Lakshmi Vilas Bank freezes at 5% lower circuit on Rs 112 crore Q1 loss



Shares of Lakshmi Vilas Bank were locked in the 5 per cent lower circuit band of Rs 19.7 apiece on the BSE on Friday the lender reported its April-June quarter result on Thursday post market hours. The bank reported a net loss of Rs 112 crore for the June quarter of FY21 after reporting a net profit of Rs 92.86 crore in the March quarter of FY20. In the year-ago quarter (Q1FY20), its loss was at Rs 237.25 crore. In comparison, the S&P BSE Sensex was down 15 points, or 0.04 per cent, at 37,720 level at 10:37 am.


That apart, the bank said its tier 1 capital has turned negative, which prompted the auditors cast doubts if it can continue as a going concern. The tier 1 capital ratio is at a (-) 1.83 per cent, as against the minimum requirement of 8.875 per cent, limiting its ability to lend.



“The assumption of going concern is dependent upon the bank’s ability to achieve improvements in liquidity, asset quality and solvency ratios, augment its capital base and mitigate the impact of Covid-19, and thus a material uncertainty exists that may cast a significant doubt on the bank’s ability to continue as a going concern,” chartered accountants Chandrasekar LLP said in a report submitted to the bank’s board.


The lender was put under the Reserve Bank of India’s prompt corrective action (PCA) framework in September last year. Since then, it has seen a steady decline in its deposit base and rise in non-performing asset (NPA) ratios. Its gross NPA ratio jumped to 25.4 per cent at the end of June from 17.3 per cent a year ago, with the net ratio deteriorating to 9.64 per cent from 8.3 per cent over the same period.

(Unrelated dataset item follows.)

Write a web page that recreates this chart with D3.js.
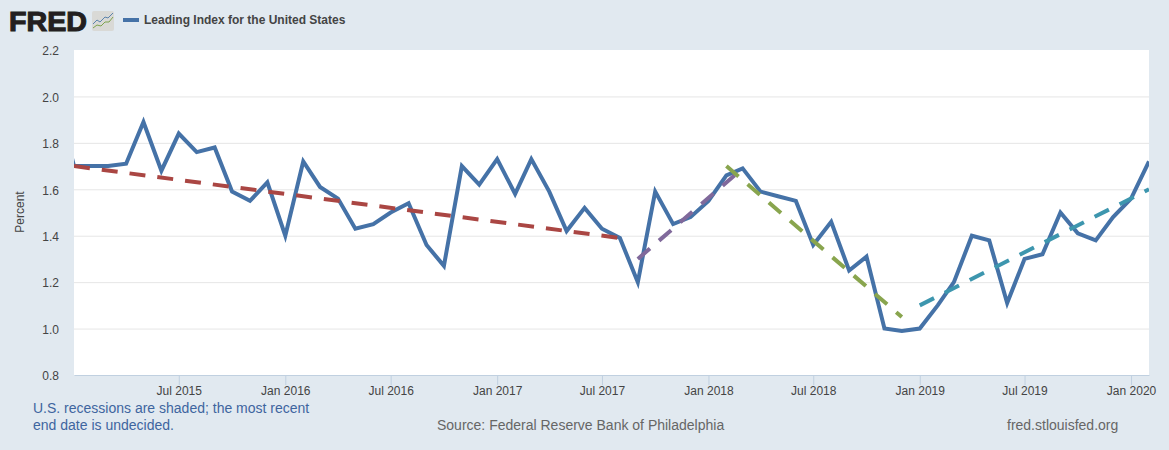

On the managemenr front, the bank co-opted YN Lakshminarayana Murthy as Additional Director of the bank. READ EXCHANGE FILING HERE


Update on investment by Clix Capital


In an update with regards to investment by Clix Capital, the bank said it has extended the exclusivity window to complete the due-diligence in the process till September 15 in the wke of Covid-19 pandemic.


“The parties hereto have started the due diligence review and however, on account of the current pandemic and the travel restrictions, the due diligence process and inter-party discussions have suffered unexpected delays. In this regard, the Board of Directors of the Bank in their meeting held today (30th June 2020), as per the mutual understanding between parties, have extended the exclusivity till September 15th 2020 to include other post due diligence,” it said in a separate filing. READ HERE


In June, the bank had received a preliminary, nonbinding letter of intent (LoI) from AION Capital-backed Clix Capital Services and Clix Finance India for a proposed capital-raising transaction. Private equity player AION Capital, through the two non-banking financial units, is set to lead the deal as it looks to buy over a 51 per cent stake for Rs 1,400-1,600 crore.